### DATASET SECTION
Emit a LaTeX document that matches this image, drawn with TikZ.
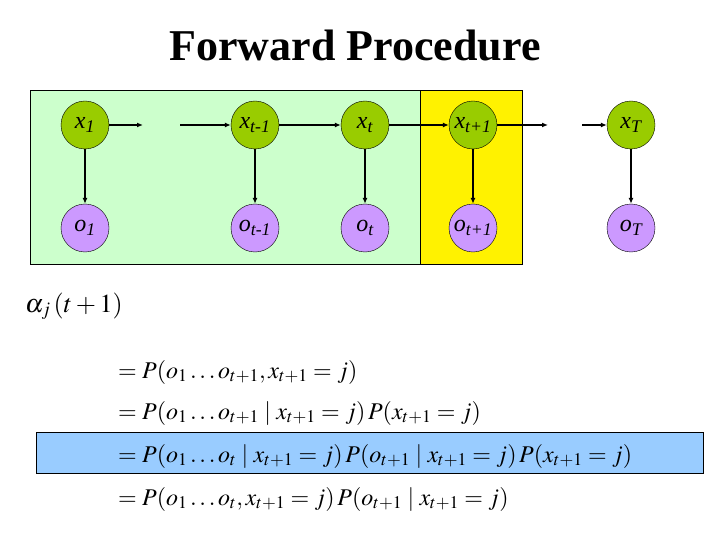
\documentclass[tikz,border=0pt]{standalone}
\usepackage{mathptmx}
\usepackage{fontspec}
\setmainfont{Liberation Serif}
\usetikzlibrary{arrows.meta}
\definecolor{hidGreen}{HTML}{99CC00}
\definecolor{obsPurple}{HTML}{CC99FF}
\definecolor{paleGreen}{HTML}{CCFFCC}
\definecolor{hiBlue}{HTML}{99CCFF}

\begin{document}
\begin{tikzpicture}[x=1pt, y=-1pt]
    \tikzset{
        hidden/.style={
            circle, draw=black, fill=hidGreen,
            minimum size=48pt, inner sep=0pt,
            font=\fontsize{24}{26}\selectfont\itshape
        },
        obs/.style={hidden, fill=obsPurple},
        arr/.style={line width=1.2pt, -{Latex[length=6pt, width=5pt]}},
        eqn/.style={anchor=base west, inner sep=0pt, font=\fontsize{24}{28}\selectfont}
    }
    \useasboundingbox (0,0) rectangle (720,540);

    % --- Title ---
    \node[font=\fontsize{44}{48}\selectfont\bfseries] (title) at (355,46) {Forward Procedure};

    % --- Background boxes ---
    \draw[fill=paleGreen] (30,90) rectangle (420,264);
    \draw[fill=yellow] (420,90) rectangle (522,264);

    % --- Hidden states ---
    \node[hidden] (x1)   at (85,125)  {x\textsubscript{1}};
    \node[hidden] (xtm1) at (255,125) {x\textsubscript{t-1}};
    \node[hidden] (xt)   at (365,125) {x\textsubscript{t}};
    \node[hidden] (xtp1) at (473,125) {x\textsubscript{t+1}};
    \node[hidden] (xT)   at (631,125) {x\textsubscript{T}};

    % --- Observations ---
    \node[obs] (o1)   at (85,228)  {o\textsubscript{1}};
    \node[obs] (otm1) at (255,228) {o\textsubscript{t-1}};
    \node[obs] (ot)   at (365,228) {o\textsubscript{t}};
    \node[obs] (otp1) at (473,228) {o\textsubscript{t+1}};
    \node[obs] (oT)   at (631,228) {o\textsubscript{T}};

    % --- Gaps in the chain ---
    \coordinate (gapAin)  at (143,125);
    \coordinate (gapAout) at (180,125);
    \coordinate (gapBin)  at (548,125);
    \coordinate (gapBout) at (582,125);

    % --- Transitions ---
    \draw[arr] (x1) -- (gapAin);
    \draw[arr] (gapAout) -- (xtm1);
    \draw[arr] (xtm1) -- (xt);
    \draw[arr] (xt) -- (xtp1);
    \draw[arr] (xtp1) -- (gapBin);
    \draw[arr] (gapBout) -- (xT);

    % --- Emissions ---
    \foreach \s in {1,tm1,t,tp1,T} {
        \draw[arr] (x\s) -- (o\s);
    }

    % --- Derivation ---
    \draw[fill=hiBlue] (36,432) rectangle (703,473);
    \node[eqn, font=\fontsize{26}{30}\selectfont] (alpha) at (25,312) {$\alpha_j\,(t+1)$};
    \node[eqn] (eqA) at (118,378) {$=P(o_1\ldots o_{t+1}, x_{t+1}=j)$};
    \node[eqn] (eqB) at (118,419) {$=P(o_1\ldots o_{t+1}\mid x_{t+1}=j)\,P(x_{t+1}=j)$};
    \node[eqn] (eqC) at (118,462) {$=P(o_1\ldots o_t\mid x_{t+1}=j)\,P(o_{t+1}\mid x_{t+1}=j)\,P(x_{t+1}=j)$};
    \node[eqn] (eqD) at (118,505) {$=P(o_1\ldots o_t, x_{t+1}=j)\,P(o_{t+1}\mid x_{t+1}=j)$};
\end{tikzpicture}
\end{document}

### AIM OF THE TASK
Reproduce every line exactly and omit all pictures.

### FULL RESPONSE
Emit a LaTeX document that matches this image, drawn with TikZ.
\documentclass[tikz,border=0pt]{standalone}
\usepackage{mathptmx}
\usepackage{fontspec}
\setmainfont{Liberation Serif}
\usetikzlibrary{arrows.meta}
\definecolor{hidGreen}{HTML}{99CC00}
\definecolor{obsPurple}{HTML}{CC99FF}
\definecolor{paleGreen}{HTML}{CCFFCC}
\definecolor{hiBlue}{HTML}{99CCFF}

\begin{document}
\begin{tikzpicture}[x=1pt, y=-1pt]
    \tikzset{
        hidden/.style={
            circle, draw=black, fill=hidGreen,
            minimum size=48pt, inner sep=0pt,
            font=\fontsize{24}{26}\selectfont\itshape
        },
        obs/.style={hidden, fill=obsPurple},
        arr/.style={line width=1.2pt, -{Latex[length=6pt, width=5pt]}},
        eqn/.style={anchor=base west, inner sep=0pt, font=\fontsize{24}{28}\selectfont}
    }
    \useasboundingbox (0,0) rectangle (720,540);

    % --- Title ---
    \node[font=\fontsize{44}{48}\selectfont\bfseries] (title) at (355,46) {Forward Procedure};

    % --- Background boxes ---
    \draw[fill=paleGreen] (30,90) rectangle (420,264);
    \draw[fill=yellow] (420,90) rectangle (522,264);

    % --- Hidden states ---
    \node[hidden] (x1)   at (85,125)  {x\textsubscript{1}};
    \node[hidden] (xtm1) at (255,125) {x\textsubscript{t-1}};
    \node[hidden] (xt)   at (365,125) {x\textsubscript{t}};
    \node[hidden] (xtp1) at (473,125) {x\textsubscript{t+1}};
    \node[hidden] (xT)   at (631,125) {x\textsubscript{T}};

    % --- Observations ---
    \node[obs] (o1)   at (85,228)  {o\textsubscript{1}};
    \node[obs] (otm1) at (255,228) {o\textsubscript{t-1}};
    \node[obs] (ot)   at (365,228) {o\textsubscript{t}};
    \node[obs] (otp1) at (473,228) {o\textsubscript{t+1}};
    \node[obs] (oT)   at (631,228) {o\textsubscript{T}};

    % --- Gaps in the chain ---
    \coordinate (gapAin)  at (143,125);
    \coordinate (gapAout) at (180,125);
    \coordinate (gapBin)  at (548,125);
    \coordinate (gapBout) at (582,125);

    % --- Transitions ---
    \draw[arr] (x1) -- (gapAin);
    \draw[arr] (gapAout) -- (xtm1);
    \draw[arr] (xtm1) -- (xt);
    \draw[arr] (xt) -- (xtp1);
    \draw[arr] (xtp1) -- (gapBin);
    \draw[arr] (gapBout) -- (xT);

    % --- Emissions ---
    \foreach \s in {1,tm1,t,tp1,T} {
        \draw[arr] (x\s) -- (o\s);
    }

    % --- Derivation ---
    \draw[fill=hiBlue] (36,432) rectangle (703,473);
    \node[eqn, font=\fontsize{26}{30}\selectfont] (alpha) at (25,312) {$\alpha_j\,(t+1)$};
    \node[eqn] (eqA) at (118,378) {$=P(o_1\ldots o_{t+1}, x_{t+1}=j)$};
    \node[eqn] (eqB) at (118,419) {$=P(o_1\ldots o_{t+1}\mid x_{t+1}=j)\,P(x_{t+1}=j)$};
    \node[eqn] (eqC) at (118,462) {$=P(o_1\ldots o_t\mid x_{t+1}=j)\,P(o_{t+1}\mid x_{t+1}=j)\,P(x_{t+1}=j)$};
    \node[eqn] (eqD) at (118,505) {$=P(o_1\ldots o_t, x_{t+1}=j)\,P(o_{t+1}\mid x_{t+1}=j)$};
\end{tikzpicture}
\end{document}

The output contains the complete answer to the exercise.